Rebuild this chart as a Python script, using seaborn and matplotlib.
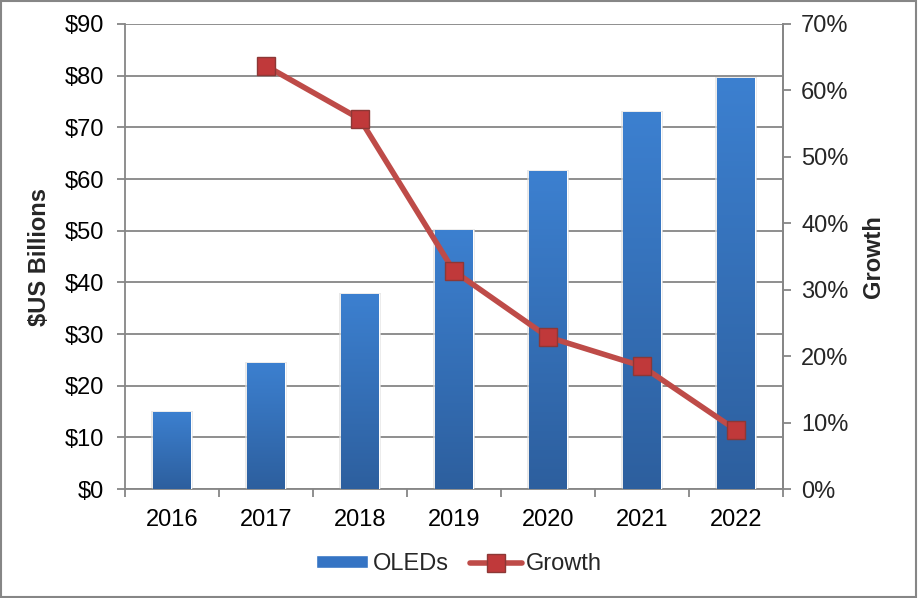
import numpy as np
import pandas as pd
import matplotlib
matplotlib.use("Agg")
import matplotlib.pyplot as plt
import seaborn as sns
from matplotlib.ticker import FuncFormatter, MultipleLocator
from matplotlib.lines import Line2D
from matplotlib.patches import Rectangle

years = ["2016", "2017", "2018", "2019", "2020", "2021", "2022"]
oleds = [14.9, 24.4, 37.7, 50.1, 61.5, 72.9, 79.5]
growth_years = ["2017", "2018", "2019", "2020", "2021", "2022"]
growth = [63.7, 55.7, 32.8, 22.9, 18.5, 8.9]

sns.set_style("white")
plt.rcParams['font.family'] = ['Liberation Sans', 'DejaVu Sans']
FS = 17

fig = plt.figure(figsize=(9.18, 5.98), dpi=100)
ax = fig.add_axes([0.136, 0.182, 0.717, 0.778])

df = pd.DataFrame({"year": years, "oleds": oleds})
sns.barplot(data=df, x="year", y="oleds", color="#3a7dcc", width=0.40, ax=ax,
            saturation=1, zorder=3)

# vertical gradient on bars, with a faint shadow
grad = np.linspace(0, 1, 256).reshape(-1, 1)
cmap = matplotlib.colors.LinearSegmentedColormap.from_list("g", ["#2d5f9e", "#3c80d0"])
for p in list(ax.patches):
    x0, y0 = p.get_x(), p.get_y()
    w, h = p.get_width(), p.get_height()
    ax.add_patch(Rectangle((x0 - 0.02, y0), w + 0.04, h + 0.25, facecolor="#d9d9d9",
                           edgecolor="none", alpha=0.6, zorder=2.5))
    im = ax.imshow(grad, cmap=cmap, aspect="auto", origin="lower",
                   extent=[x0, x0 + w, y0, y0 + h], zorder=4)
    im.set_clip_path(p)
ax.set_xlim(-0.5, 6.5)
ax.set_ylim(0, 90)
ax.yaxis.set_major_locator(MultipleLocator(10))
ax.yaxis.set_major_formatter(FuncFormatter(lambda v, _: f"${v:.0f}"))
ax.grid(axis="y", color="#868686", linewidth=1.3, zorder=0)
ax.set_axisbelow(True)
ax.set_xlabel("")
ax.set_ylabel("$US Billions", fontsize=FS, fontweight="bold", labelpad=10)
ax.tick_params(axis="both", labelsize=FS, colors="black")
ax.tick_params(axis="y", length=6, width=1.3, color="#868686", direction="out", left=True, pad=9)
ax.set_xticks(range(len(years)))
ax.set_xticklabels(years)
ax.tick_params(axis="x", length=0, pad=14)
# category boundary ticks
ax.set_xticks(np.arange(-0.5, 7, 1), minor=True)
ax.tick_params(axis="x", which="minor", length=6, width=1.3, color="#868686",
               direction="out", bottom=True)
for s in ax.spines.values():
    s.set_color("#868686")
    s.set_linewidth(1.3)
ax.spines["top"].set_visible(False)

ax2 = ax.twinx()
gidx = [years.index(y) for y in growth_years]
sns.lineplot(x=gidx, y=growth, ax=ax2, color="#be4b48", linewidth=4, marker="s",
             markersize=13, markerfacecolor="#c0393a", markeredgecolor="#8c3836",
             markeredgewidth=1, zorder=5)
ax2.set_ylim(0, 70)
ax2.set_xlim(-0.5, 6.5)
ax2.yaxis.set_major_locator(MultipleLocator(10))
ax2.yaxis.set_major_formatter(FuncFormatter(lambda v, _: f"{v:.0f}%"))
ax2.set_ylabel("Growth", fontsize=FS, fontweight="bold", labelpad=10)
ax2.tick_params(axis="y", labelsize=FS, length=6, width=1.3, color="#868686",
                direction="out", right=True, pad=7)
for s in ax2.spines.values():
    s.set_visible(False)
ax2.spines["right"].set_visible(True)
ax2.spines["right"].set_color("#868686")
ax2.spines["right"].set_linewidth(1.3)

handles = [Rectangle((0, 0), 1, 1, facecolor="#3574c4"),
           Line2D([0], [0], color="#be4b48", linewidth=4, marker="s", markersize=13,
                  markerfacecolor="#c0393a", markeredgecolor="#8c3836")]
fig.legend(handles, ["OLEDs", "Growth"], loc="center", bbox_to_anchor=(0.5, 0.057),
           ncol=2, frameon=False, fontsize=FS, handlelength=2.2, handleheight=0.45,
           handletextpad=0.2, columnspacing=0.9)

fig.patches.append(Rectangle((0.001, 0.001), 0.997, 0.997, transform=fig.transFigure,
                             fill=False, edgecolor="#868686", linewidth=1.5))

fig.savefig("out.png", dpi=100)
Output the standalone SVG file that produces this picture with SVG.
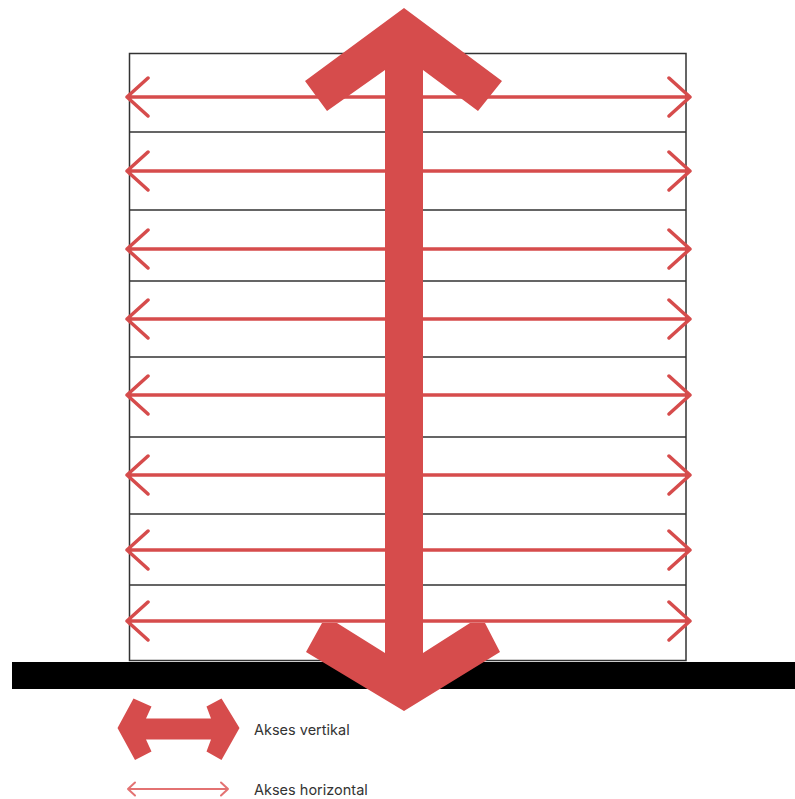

What the task asks - Everything from the first line of the listing above through the line that contains "ax = fig.add_axes([0.136, 0.182, 0.717, 0.778])" is to be restated word for word, minus the pictures.

The solution -
Rebuild this chart as a Python script, using seaborn and matplotlib.
import numpy as np
import pandas as pd
import matplotlib
matplotlib.use("Agg")
import matplotlib.pyplot as plt
import seaborn as sns
from matplotlib.ticker import FuncFormatter, MultipleLocator
from matplotlib.lines import Line2D
from matplotlib.patches import Rectangle

years = ["2016", "2017", "2018", "2019", "2020", "2021", "2022"]
oleds = [14.9, 24.4, 37.7, 50.1, 61.5, 72.9, 79.5]
growth_years = ["2017", "2018", "2019", "2020", "2021", "2022"]
growth = [63.7, 55.7, 32.8, 22.9, 18.5, 8.9]

sns.set_style("white")
plt.rcParams['font.family'] = ['Liberation Sans', 'DejaVu Sans']
FS = 17

fig = plt.figure(figsize=(9.18, 5.98), dpi=100)
ax = fig.add_axes([0.136, 0.182, 0.717, 0.778])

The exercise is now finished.